As Global Warming Scorches the Freetown Peninsula, Low-Cost Solutions Offer Hope

by Nyamacoro Sarata Silla

by Sierraeye

The numbers are in, and they are searing. The World Meteorological Organisation, alongside NASA, the UK Met Office, and others, crowned 2024 the hottest year on record—1.55°C above pre-industrial levels, according to January 2025 reports. The National Oceanic and Atmospheric Administration concurs, noting that the planet’s warmest years since 1850 have all crammed into the last decade. Here in Freetown, the heat is no abstract statistic. Sierra Leone’s Meteorological Agency charts a relentless climb: average annual highs leapt from 29°C in 2021 to 32°C in 2024. For a city perched on a peninsula already battered by nature’s whims, this escalation is a clarion call.

I felt the urgency firsthand earlier this month at the African Urban Heat Summit, convened in Freetown on 6 February. Amid discussions of “heat plans” and climate resilience, a sobering reality emerged: grand initiatives, however well-intentioned, often falter for lack of funds. Sierra Leone’s government struggles to keep pace with crises—health, housing, sanitation—leaving little room for costly climate fixes. Yet as a resident, I refuse to resign myself to helplessness. Extreme heat may be global, but its remedies can be local, lean, and within our grasp. Here’s how we might shield ourselves without breaking the bank.

Halting the Axe and Flame

Deforestation is torching Freetown’s natural defences. As Mohamed Ismail Kamara wrote in the Sierra Leone Telegraph last March, the city’s sprawl and hunger for resources have razed forests at an alarming clip, shredding ecosystems that once tempered heat and harboured biodiversity. Citizens clear land for homes, lighting fires that choke the air and strip shade. The fix? Enforce existing laws—ruthlessly. Designate protected zones and deploy police and community workers, already on the payroll, to patrol them. No new bureaucracy needed; just will. A greener Freetown could cool us, if only we’d let the trees stand.

Taming the Filth

Then there’s the muck. Freetown’s streets and gutters brim with waste, a cesspit born of poor sanitation that amplifies heat’s sting. The World Bank’s Water Blog in 2021 warned that filthy conditions worsen climate impacts, and the numbers here are grim: only 17% of Sierra Leoneans have basic sanitation, per a 2021 Joint Monitoring Programme report—26% in urban areas, a measly 10% in rural ones. Toilets are scarce; open defecation is routine. This isn’t just a hygiene crisis—it’s a heat trap, as clogged drains and reeking piles bake under the sun.
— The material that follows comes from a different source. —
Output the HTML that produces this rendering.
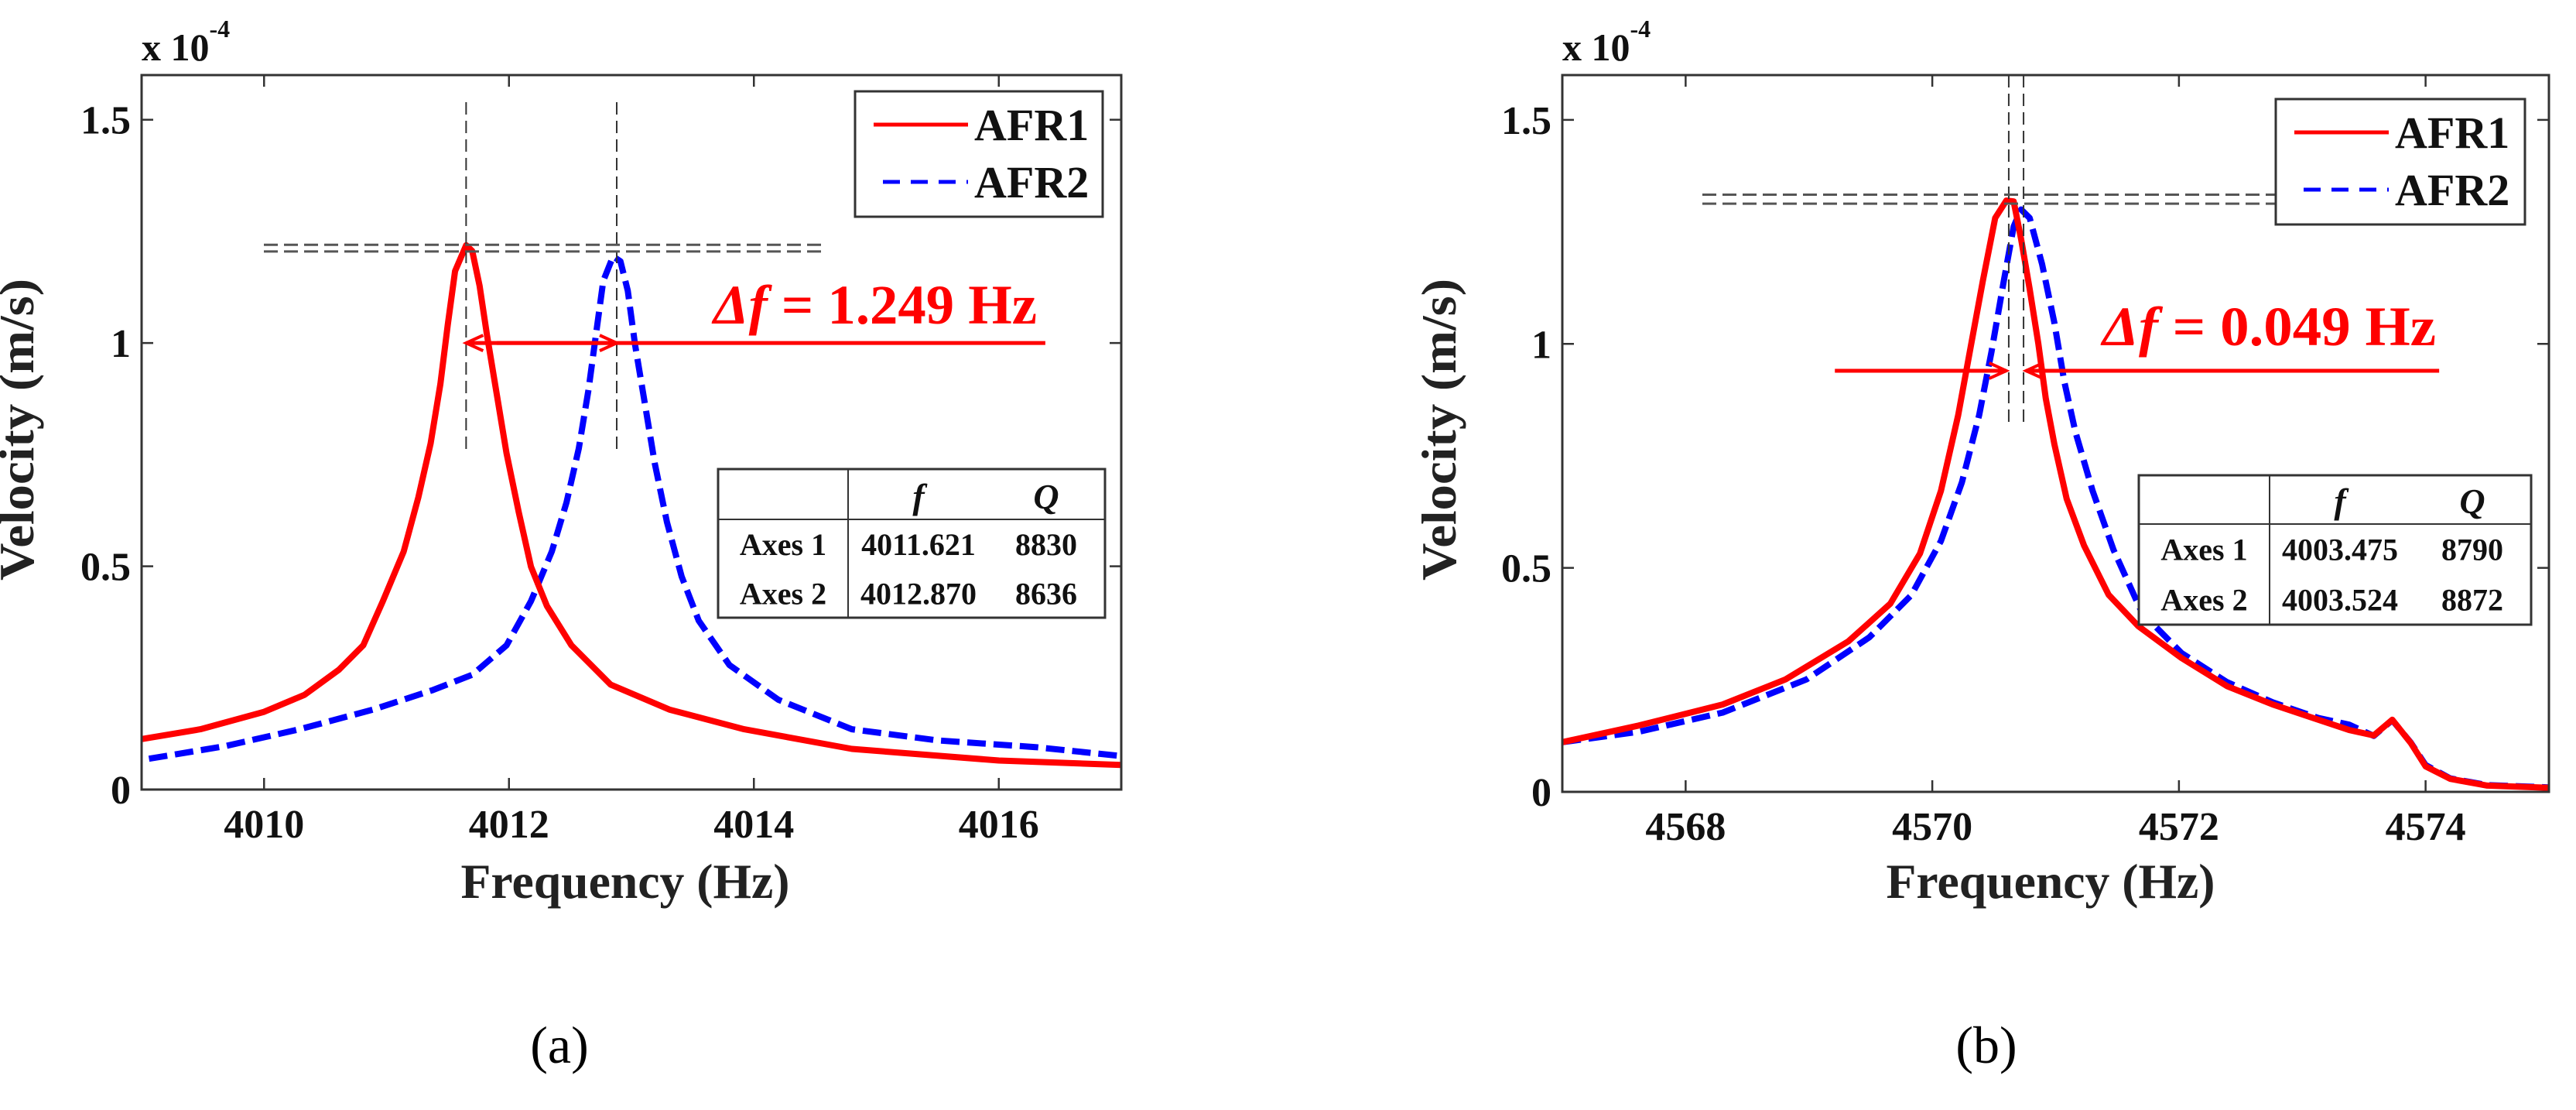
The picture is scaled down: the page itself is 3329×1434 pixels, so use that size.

The remedy starts with enforcement, again. Sanitation officers must scour hotspots, pinpointing where facilities are absent, and build basic toilets—simple, affordable structures. On-the-spot fines for littering or public relief could fund daily clean-ups of gutters and roads. Businesses, especially in central and outer districts, could pitch in, incentivised by tax breaks or public praise. Markets, too, need order: relocate roadside vendors—exposed all day to blazing rays—into shaded, designated zones. Education must hum alongside, a steady drumbeat of awareness. Small steps, consistently taken, could scrub the city cooler.

Harvesting the Rains

Sierra Leone is drenched in paradox: one of the world’s wettest nations, yet parched when heat peaks. The United Nations ranks us third globally for annual rainfall, behind only Guinea and the Solomon Islands. Those torrents, if captured, could be our salvation. Harvesting rainwater—via barrels, tanks, or even makeshift basins—costs little and pays dividends in the dry season. When temperatures soar, that water could flush filth, hydrate households, and douse the heat radiating from concrete. It’s a habit we can start now, house by house, no grand budget required.

These ideas aren’t flashy. They don’t demand millions or foreign aid. They lean on what we have: laws already written, workers already hired, rain already falling. The Heat Plan from the summit is a fine blueprint, but while we wait for its funding, we can act. Clean a gutter today, fine a polluter tomorrow, plant a tree next week. Consistency, not cash, is the backbone.

Global warming may be a juggernaut, but Freetown needn’t be its victim. The peninsula’s people have weathered worse—war, floods, Ebola—with ingenuity and grit. Heat is our latest foe, and these low-cost shields can blunt its edge. Enforcement and education, wielded daily, could cool our city just enough to endure. We don’t need a miracle. We need resolve.